Institutions must document the approach or process used and show on request or review by the Department that the cost information was calculated in a reasonable and reliable manner.

If you have any questions about this guidance, please contact Nathan Arnold at nathan.arnold@ed.gov or Ashley Higgins at ashley.higgins@ed.gov.

Sincerely,

Lynn B. Mahaffie
Deputy Assistant Secretary for
Policy, Planning, and Innovation
Delegated the Duties of Assistant Secretary
for Postsecondary Education


1 For those unfamiliar with the new regulations and how a contract between an institution and financial account provider is designated as a T1 arrangement, T2 arrangement, or neither, we recommend reviewing the Final Regulations available at https://ifap.ed.gov/federal-registers/10-30-2015-final-rule-program-integrity-and-improvement and https://ifap.ed.gov/federal-registers/04-07-2016-program-integrity-and-improvement-regulations-corrections.
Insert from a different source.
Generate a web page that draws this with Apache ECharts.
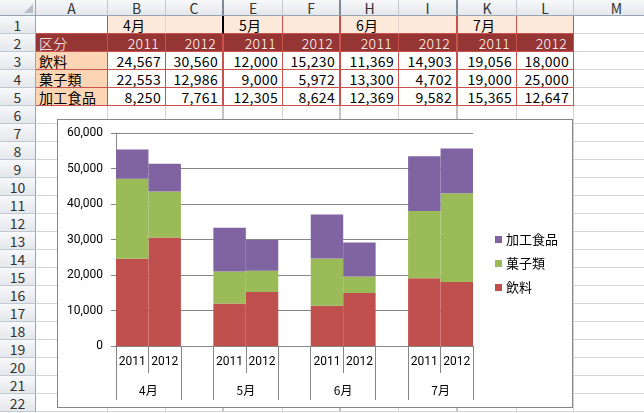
<!DOCTYPE html>
<html>
<head>
<meta charset="utf-8">
<script src="https://cdn.jsdelivr.net/npm/echarts@6/dist/echarts.min.js"></script>
<style>
body{margin:0;width:644px;height:413px;overflow:hidden;background:#fff;font-family:"Noto Sans CJK JP",sans-serif;position:relative;}
.c{position:absolute;box-sizing:border-box;font-size:14px;line-height:17px;white-space:nowrap;overflow:hidden;color:#000;}
.h{background:linear-gradient(#f7f8fa,#e4e7eb);color:#333;text-align:center;}
#wrap{position:absolute;left:57px;top:119px;width:516px;height:289px;box-sizing:border-box;border:1px solid #868686;background:#fff;}
#chart{position:absolute;left:58px;top:120px;width:514px;height:287px;}
</style>
</head>
<body>
<div id="sheet"></div>
<div id="wrap"></div>
<div id="chart"></div>
<script>
// ---- data ----
const months = ['4月', '5月', '6月', '7月'];
const years = ['2011', '2012'];
const products = ['飲料', '菓子類', '加工食品'];
const inryo = [24567, 30560, 12000, 15230, 11369, 14903, 19056, 18000];
const kashi = [22553, 12986, 9000, 5972, 13300, 4702, 19000, 25000];
const kakou = [8250, 7761, 12305, 8624, 12369, 9582, 15365, 12647];
const seriesValues = [inryo, kashi, kakou];
const colLetters = ['A', 'B', 'C', 'E', 'F', 'H', 'I', 'K', 'L', 'M'];
const yMin = 0, yMax = 60000, yStep = 10000;

// ---- spreadsheet ----
const xs = [0, 36, 108, 166, 224, 283, 341, 399, 458, 517, 574, 660];
const hdrH = 16, rowH = 18, nRows = 22;
const rowTop = r => hdrH + (r - 1) * rowH;
const sheet = document.getElementById('sheet');
function cell(x, y, w, h, style, text) {
  const d = document.createElement('div');
  d.className = 'c';
  d.style.cssText += `left:${x}px;top:${y}px;width:${w}px;height:${h}px;` + style;
  if (text !== undefined) d.textContent = text;
  sheet.appendChild(d);
  return d;
}
// corner
cell(0, 0, 36, hdrH, 'background:linear-gradient(#f7f8fa,#e4e7eb);border-right:1px solid #9aa5b1;border-bottom:1px solid #9aa5b1;');
cell(24, 4, 9, 9, 'width:0;height:0;border-left:9px solid transparent;border-bottom:9px solid #b8bec6;');
// column headers
for (let c = 1; c <= 10; c++) {
  const hidden = (c === 3 || c === 5 || c === 7);
  cell(xs[c], 0, xs[c + 1] - xs[c], hdrH,
    `border-right:${hidden ? 2 : 1}px solid ${hidden ? '#7f8a96' : '#c2c8d0'};border-bottom:1px solid #9aa5b1;line-height:16px;`, colLetters[c - 1]).className += ' h';
}
// row headers
for (let r = 1; r <= nRows; r++) {
  cell(0, rowTop(r), 36, rowH, 'border-right:1px solid #9aa5b1;border-bottom:1px solid #c2c8d0;line-height:18px;', String(r)).className += ' h';
}
const fmt = v => v.toLocaleString('en-US');
const tableData = [inryo, kashi, kakou];
for (let r = 1; r <= nRows; r++) {
  for (let c = 1; c <= 10; c++) {
    const inTable = r <= 5 && c <= 9;
    const hidden = (c === 3 || c === 5 || c === 7);
    let bg = '#fff', rc = '#d4d4d4', bc = '#d4d4d4', rw = hidden ? 2 : 1;
    let text, align = '', color = '#000', extra = '';
    if (inTable) {
      rc = '#c9524e'; bc = '#c9524e';
      if (r === 1) {
        if (c >= 2) bg = '#fde9d9';
        if (c === 2 || c === 6) rc = '#e2d2cb';
        if (c === 3) rc = '#000';
        if ((c - 2) % 2 === 0 && c >= 2) { text = months[(c - 2) / 2]; align = 'padding-left:15px;'; }
      } else if (r === 2) {
        bg = '#963634'; color = '#fff'; extra = 'font-weight:300;';
        if (c === 1) { text = '区分'; align = 'padding-left:3px;'; }
        else { text = years[(c - 2) % 2]; align = 'text-align:right;padding-right:6px;'; }
      } else {
        if (c === 1) { bg = '#fcd5b4'; text = products[r - 3]; align = 'padding-left:3px;'; }
        else { text = fmt(tableData[r - 3][c - 2]); align = 'text-align:right;padding-right:4px;'; }
      }
    } else if (hidden) {
      rc = '#c4c4c4';
    }
    cell(xs[c], rowTop(r), xs[c + 1] - xs[c], rowH,
      `background:${bg};border-right:${rw}px solid ${rc};border-bottom:1px solid ${bc};color:${color};line-height:18px;letter-spacing:0.3px;` + align + extra, text);
  }
}

// ---- chart ----
const cats = [];
const seriesData = products.map(() => []);
months.forEach((m, i) => {
  years.forEach((y, j) => {
    cats.push(y);
    seriesValues.forEach((vals, k) => seriesData[k].push(vals[i * years.length + j]));
  });
  if (i < months.length - 1) {
    cats.push('');
    seriesData.forEach(arr => arr.push(null));
  }
});
const groupSize = years.length + 1;
const tickVals = [], labelVals = [], yearTickVals = [];
for (let t = 0; t <= cats.length; t++) yearTickVals.push(t);
months.forEach((m, i) => {
  tickVals.push(i * groupSize, i * groupSize + years.length);
  labelVals.push(i * groupSize + years.length / 2);
});
const colors = ['#c0504d', '#9bbb59', '#8064a2'];
const axisColor = '#868686';
const chart = echarts.init(document.getElementById('chart'));
chart.setOption({
  animation: false,
  grid: { left: 58, top: 13, right: 99, bottom: 61 },
  legend: {
    orient: 'vertical', left: 432, top: 108,
    itemWidth: 7, itemHeight: 7, itemGap: 11, icon: 'rect',
    data: products.slice().reverse(),
    textStyle: { fontFamily: 'Noto Sans CJK JP', fontSize: 13, color: '#000', padding: [0, 0, 0, -1] }
  },
  xAxis: [
    {
      type: 'category', data: cats, position: 'bottom',
      axisLine: { lineStyle: { color: axisColor } },
      axisTick: { show: false },
      axisLabel: { interval: 0, margin: 10, fontFamily: 'Roboto', fontSize: 12, color: '#000' }
    },
    {
      type: 'value', min: 0, max: cats.length, position: 'bottom', offset: 0,
      axisLine: { show: false }, splitLine: { show: false },
      axisTick: { show: true, customValues: yearTickVals, length: 27, lineStyle: { color: axisColor } },
      axisLabel: { show: false }
    },
    {
      type: 'value', min: 0, max: cats.length, position: 'bottom', offset: 27,
      axisLine: { show: false }, splitLine: { show: false },
      axisTick: { show: true, customValues: tickVals, length: 27, lineStyle: { color: axisColor } },
      axisLabel: {
        customValues: labelVals, margin: 11,
        formatter: v => months[Math.round((v - years.length / 2) / groupSize)],
        fontFamily: 'Noto Sans CJK JP', fontSize: 12, color: '#000'
      }
    }
  ],
  yAxis: {
    type: 'value', min: yMin, max: yMax, interval: yStep,
    axisLine: { show: true, lineStyle: { color: axisColor } },
    axisTick: { show: true, length: 5, lineStyle: { color: axisColor } },
    splitLine: { lineStyle: { color: axisColor } },
    axisLabel: { margin: 13, formatter: v => fmt(v), fontFamily: 'Roboto', fontSize: 12, color: '#000' }
  },
  series: products.map((p, k) => ({
    name: p, type: 'bar', stack: 'total', xAxisIndex: 0,
    barWidth: '100%', barCategoryGap: '0%',
    data: seriesData[k], itemStyle: { color: colors[k] }
  }))
});
</script>
</body>
</html>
We also recommend reviewing common questions and answers about the Final Regulations and recorded presentations that summarize the regulations, available at www.ifap.ed.gov.

2 In addition to the public reporting requirements discussed in this letter, institutions having T1 or T2 arrangements are required to post the contracts establishing the T1 and/or T2 arrangements conspicuously on their websites. annually beginning September 1, 2016, and provide the Secretary with an up-to-date URL for the contract(s). For more information, please see www.ifap.ed.gov/electronic-announcements/07-01-2016-cash-management-electronic-announcement-2-posting-contract or the Final Regulations at 34 CFR 668.164(e)(2)(vi), (e)(2)(viii), and (f) (4)(iii).